Development and Application of Non-Tapered Electrospray Emitters for Nano-ESI Mass Spectrometry

Abstract

Nano-ESI mass spectrometry is an attractive analytical technique due to its high sensitivity and small sample consumption, which is especially important for research areas such as proteomics. However, current nano-ESI emitters become a bottleneck for nano-ESI to be widely applied because of problems such as clogging, poor robustness, large flow resistance, and poor spray efficiency for highly aqueous solutions. The objective of this thesis study is to address the problems associated with tapered emitters and provide alternative solutions by developing advanced nano-ESI emitters. Two strategies that were explored to improve the clogging resistance and robustness while maintaining comparable electrospray performances include the development of emitters with larger apertures and multiple channels.

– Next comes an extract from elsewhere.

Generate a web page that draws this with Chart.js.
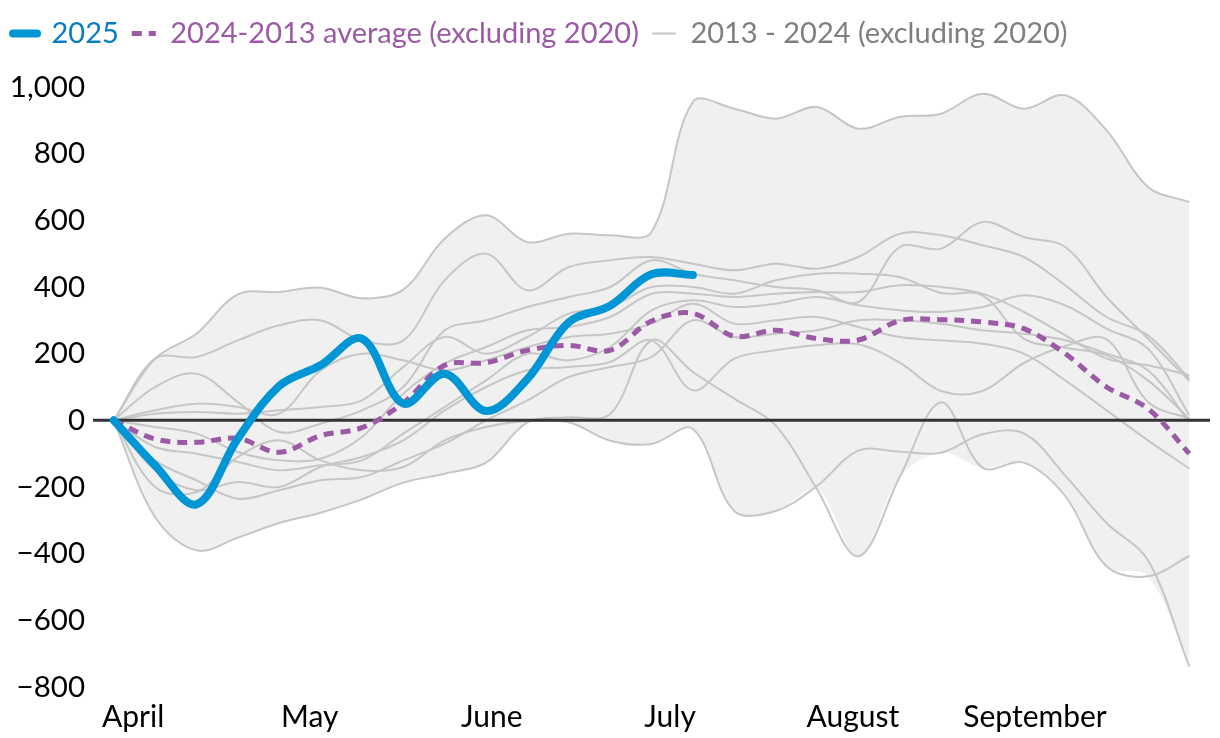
<!DOCTYPE html>
<html>
<head>
<meta charset="utf-8">
<script src="https://cdn.jsdelivr.net/npm/chart.js@4.4.1/dist/chart.umd.min.js"></script>
<style>
  html, body { margin: 0; padding: 0; background: #fff; }
  #wrap { width: 1220px; height: 738px; overflow: hidden; }
</style>
</head>
<body>
<div id="wrap"><canvas id="chart" width="1220" height="738"></canvas></div>
<script>
// month labels on the x axis and where they sit (in weeks from the start)
const monthLabels = ['April', 'May', 'June', 'July', 'August', 'September'];
const monthTicks = [0.47, 4.74, 9.14, 13.45, 17.87, 22.27];

// weekly cumulative change, one value per week
const series2025 = [0, -135, -252, -55, 103, 165, 245, 50, 140, 28, 124, 294, 344, 438, 436];
const average = [0, -56, -66, -54, -96, -46, -22, 52, 165, 173, 210, 225, 210, 298, 321, 252, 270, 245, 241, 299, 302, 295, 275, 200, 100, 35, -100];

const y2013 = [0, 185, 260, 378, 385, 398, 366, 392, 545, 615, 535, 560, 555, 565, 955, 935, 905, 940, 875, 910, 920, 980, 935, 975, 870, 700, 655];
const y2014 = [0, -290, -390, -352, -308, -277, -237, -187, -160, -127, -6, 9, 19, 240, 145, 65, -15, -207, -408, -170, 54, -142, -127, -227, -438, -468, -407];
const y2015 = [0, -200, -215, -110, -60, -120, -150, -140, -60, -20, -3, -6, -61, -71, -26, -272, -272, -197, -91, -94, -97, -42, -39, -166, -308, -420, -739];
const y2016 = [0, 185, 190, 240, 285, 300, 240, 240, 420, 500, 390, 460, 480, 490, 470, 450, 470, 455, 490, 560, 555, 525, 490, 405, 310, 255, 125];
const y2017 = [0, 100, 140, 55, -35, -10, 30, 100, 270, 300, 340, 370, 400, 480, 440, 420, 400, 390, 355, 520, 515, 595, 550, 520, 370, 245, 118];
const y2018 = [0, 20, 25, 20, 30, 40, 60, 160, 250, 200, 250, 320, 340, 400, 400, 380, 420, 440, 440, 430, 382, 375, 245, 218, 195, 120, 5];
const y2019 = [0, -20, -40, -95, -120, -115, -50, 80, 170, 220, 270, 280, 310, 380, 380, 370, 380, 385, 385, 405, 400, 380, 325, 255, 185, 165, 135];
const y2021 = [0, -80, -100, -125, -150, -135, -120, -40, 40, 120, 200, 180, 220, 330, 360, 340, 350, 370, 345, 330, 325, 340, 375, 345, 275, 215, 15];
const y2022 = [0, -150, -210, -185, -200, -140, -110, -60, 30, 100, 150, 160, 175, 240, 90, 185, 210, 225, 228, 173, 88, 88, 172, 223, 243, 55, 5];
const y2023 = [0, -120, -180, -235, -210, -180, -170, -120, -70, 0, 60, 130, 160, 190, 300, 250, 260, 270, 300, 300, 290, 270, 260, 240, 200, 150, -5];
const y2024 = [0, 30, 50, 40, 20, 150, 200, 180, 150, 180, 220, 250, 260, 290, 350, 290, 300, 310, 280, 250, 240, 230, 200, 120, 30, -60, -145];

const pastYears = [y2013, y2014, y2015, y2016, y2017, y2018, y2019, y2021, y2022, y2023, y2024];

const yTicks = [-800, -600, -400, -200, 0, 200, 400, 600, 800, 1000];

// min / max envelope of the past years
const bandMax = y2013.map((_, i) => Math.max(...pastYears.map(s => s[i])));
const bandMin = y2013.map((_, i) => Math.min(...pastYears.map(s => s[i])));

const toXY = arr => arr.map((v, i) => ({ x: i, y: v }));

const BLUE = '#0096d6';
const PURPLE = '#9b59a6';
const GREY = '#c6c6c6';
const FONT = 'Lato';

const datasets = [];
datasets.push({
    label: '2025',
    data: toXY(series2025),
    borderColor: BLUE,
    borderWidth: 8,
    borderCapStyle: 'round',
    tension: 0.35,
    pointRadius: 0,
    fill: false
});
datasets.push({
    label: '2024-2013 average (excluding 2020)',
    data: toXY(average),
    borderColor: PURPLE,
    borderWidth: 5,
    borderDash: [10, 7],
    tension: 0.35,
    pointRadius: 0,
    fill: false
});
pastYears.forEach(s => {
    datasets.push({
        label: '2013 - 2024 (excluding 2020)',
        data: toXY(s),
        borderColor: GREY,
        borderWidth: 2,
        tension: 0.35,
        pointRadius: 0,
        fill: false
    });
});
const bandIndex = datasets.length;
datasets.push({
    label: 'max',
    data: toXY(bandMax),
    borderWidth: 0,
    borderColor: 'rgba(0,0,0,0)',
    backgroundColor: '#f0f0f0',
    tension: 0.35,
    pointRadius: 0,
    fill: { target: bandIndex + 1 }
});
datasets.push({
    label: 'min',
    data: toXY(bandMin),
    borderWidth: 0,
    borderColor: 'rgba(0,0,0,0)',
    tension: 0.35,
    pointRadius: 0,
    fill: false
});

// make room between the legend and the plot
const legendSpacer = {
    id: 'legendSpacer',
    beforeInit(chart) {
        const origFit = chart.legend.fit;
        chart.legend.fit = function () {
            origFit.bind(chart.legend)();
            this.height = 81;
        };
    }
};

// dark zero line, drawn over the grey band and the past years
const zeroLine = {
    id: 'zeroLine',
    afterDatasetDraw(chart, args) {
        if (args.index !== 2) return;
        const ctx = chart.ctx;
        const y = chart.scales.y.getPixelForValue(0);
        const area = chart.chartArea;
        ctx.save();
        ctx.strokeStyle = '#333333';
        ctx.lineWidth = 3;
        ctx.beginPath();
        ctx.moveTo(area.left, y);
        ctx.lineTo(area.right, y);
        ctx.stroke();
        ctx.restore();
    }
};

const fmt = v => {
    const s = Math.abs(v).toLocaleString('en-US');
    return v < 0 ? '\u2212' + s : s;
};

new Chart(document.getElementById('chart'), {
    type: 'line',
    data: { datasets: datasets },
    options: {
        responsive: false,
        animation: false,
        layout: { padding: { top: 6, right: 10, left: 0, bottom: -9 } },
        plugins: {
            tooltip: { enabled: false },
            legend: {
                position: 'top',
                align: 'start',
                labels: {
                    usePointStyle: true,
                    pointStyleWidth: 24,
                    padding: 13,
                    font: { family: FONT, size: 29 },
                    generateLabels: () => [
                        { text: '2025', fontColor: '#0a7cc2', strokeStyle: BLUE, lineWidth: 8, lineCap: 'round', pointStyle: 'line', datasetIndex: 0 },
                        { text: '2024-2013 average (excluding 2020)', fontColor: PURPLE, strokeStyle: PURPLE, lineWidth: 5, lineDash: [10, 7], pointStyle: 'line', datasetIndex: 1 },
                        { text: '2013 - 2024 (excluding 2020)', fontColor: '#7f7f7f', strokeStyle: GREY, lineWidth: 2, pointStyle: 'line', datasetIndex: 2 }
                    ]
                },
                onClick: () => {}
            }
        },
        scales: {
            x: {
                type: 'linear',
                min: -0.5,
                max: 26.5,
                afterBuildTicks: axis => { axis.ticks = monthTicks.map(v => ({ value: v })); },
                grid: { display: false, drawTicks: false },
                border: { display: false },
                ticks: {
                    autoSkip: false,
                    maxRotation: 0,
                    padding: 12,
                    color: '#000',
                    font: { family: FONT, size: 30 },
                    callback: (v, i) => monthLabels[i]
                }
            },
            y: {
                min: -800,
                max: 1000,
                afterBuildTicks: axis => { axis.ticks = yTicks.map(v => ({ value: v })); },
                afterFit: scale => { scale.width = 93; },
                grid: { display: false, drawTicks: false },
                border: { display: false },
                ticks: {
                    padding: 8,
                    color: '#000',
                    font: { family: FONT, size: 29.5 },
                    callback: v => fmt(v)
                }
            }
        }
    },
    plugins: [legendSpacer, zeroLine]
});
</script>
</body>
</html>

Following these strategies, five types of emitters were fabricated without tapering either internal or external diameters, which include a roughened open tubular emitter, a porous membrane-assisted emitter, a microstructured multiple channel photonic crystal fiber (MSF) emitter, a packed ODS bead emitter, and an entrapped ODS bead emitter. The successful transformation of MSF fibers to nanoelectrospray emitters demonstrates a new practical approach to expand the application of nano-ESI because of its availability, compatibility, precisely controlled channel dimensions, variety of channel patterns, and feasibility for surface modification. The fundamental mechanism of non-tapered emitters was studied at nano flow rates. The fact that a plume of mist, instead of single Taylor cone, is generated from multiple channel emitters at nano flow rates suggests multiple Taylor cones may be formed. The calculated sensitivity gains from a MSF emitter compared to a single-tip tapered emitter are related to the number of the orifices containing on a MSF emitter. The characterization of impacts of operational parameters on nanoelectrospray performances shows that non-tapered emitters are more robust and less dependent on the emitter’s fine positioning. It was also found that unlike tapered emitters, non-tapered emitters can be positioned ten times further from the orifice of a mass spectrometer, which is greatly beneficial to online sample manipulation and purification. Furthermore, the electrospray efficiency of spraying highly aqueous solutions (e.g. 90%) was greatly improved through the hydrophobic modification of a MSF emitter exit.